5 Ways Technology is Turning The Focus From Thin to Fit



In the same way that technology has helped people work, play, and live better, it is also helping countless individuals to work out better. In fact, various equipment and gadgets have proven to be so useful that many people are now choosing getting fit over getting thin.

In the past, the focus on being ultra-thin may have seemed fairly straightforward. It is not difficult to be thin—all that’s really required is the strength of will to eat fewer calories. In recent years, however, an abundance of fitness gadgets and improvements in technology have made working out easier, more fun, and ultimately, more achievable. Consequently, more people than ever seem to be committing to their workout plans, as well as following through on those commitments.

To a lot of individuals, the prospect of starving instead of striving for optimal health is outdated and unappealing. As Huffington Post UK Lifestyle Assistant Editor Brogan Driscoll points out, the time has come for people to start viewing their bodies as fully-functioning things instead of considering them only for their aesthetic value.
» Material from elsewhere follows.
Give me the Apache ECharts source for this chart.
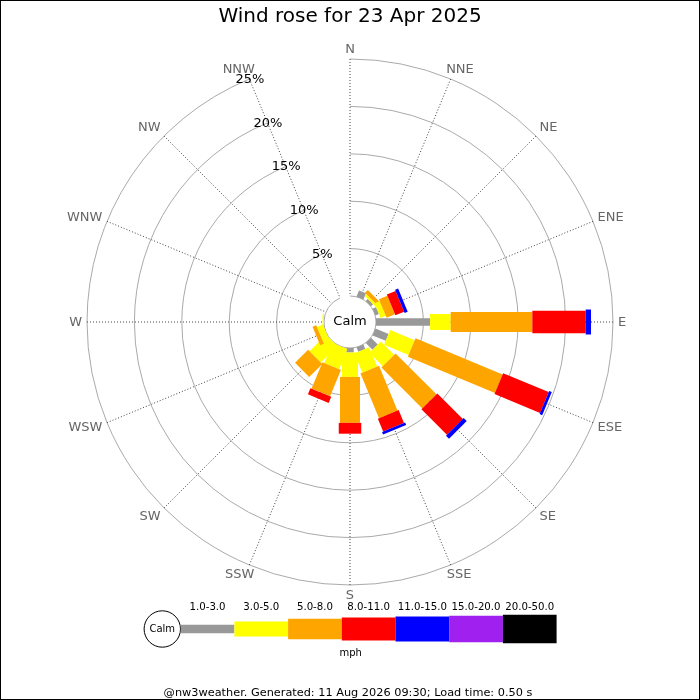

By utilizing the latest fitness technology, modern consumers are proving that what they really want is to be in great shape.
 Monitoring Performance
One of the best ways to improve a workout is to monitor performance in real time. This is why some of the newest devices have been designed to help people do just that. One example of this is the Mobile Training Intelligence System by Pear Sports. The system is compatible with both Android and iOS devices, and the kit includes a variety of devices and accessories. The user can monitor heart rate via a wireless, Bluetooth-enabled heart rate monitor. Users can also wear special earbuds in order to listen to real-time coaching during their workouts.

 Tennis, Anyone?
Whether they are new to the game or avid players already, those who enjoy tennis will appreciate the Babolat Play. According to Mashable Senior Tech Correspondent Samantha Murphy Kelly, this tennis racket is the world’s first connected one. Data is collected from sensors built into the handle, and it is then sent to an app for users to review. This enables a player at any level to explore the areas that require improvement and to then focus their practice to focus on those areas.

 Tracking Activity and Sleep
Proper sleeping habits are as essential to overall health and fitness as exercise is. That is probably why the manufacturer of the Razer Nabu designed a device that tracks sleeping patterns as well as physical activity. This useful gadget conveys information such as how many calories a user must burn to reach a particular goal, the length of time that the user sleeps, and how far the user walks in a day. This information may all be used to reach personal goals and explore which habits and patterns may be inhibiting success.

 A Smart Workout Mat
Millions of people prefer activities such as yoga and Pilates to help them get (and stay) in optimal condition. Yoga is implemented in a variety of ways and to serve various purposes. As discussed here, Pilates may be used to increase strength, balance, and control. The TERA Fitness Mat by Lunar can help both yoga and Pilates enthusiasts to maximize their workouts. The mat contains sensors that enable people to assess performance. It’s also designed with embedded lights that assist users in placing their hands and feet properly.

 Evaluating More Than Weight
The people who make the Fitbit know that body weight is only one aspect of fitness and health, so they offer consumers the Aria Wi-Fi Smart Scale. This scale does far more than simply display a person’s weight. It allows a user to keep track of body fat, lean mass, and body mass index. It also tracks a user’s progress toward goals!

Technology continues to open new doors for consumers. As countless people are closing the door on unhealthy (and unrealistic) ideals, they are embracing healthier fitness goals. The latest technology makes it easier than ever to stay fit, not just thin.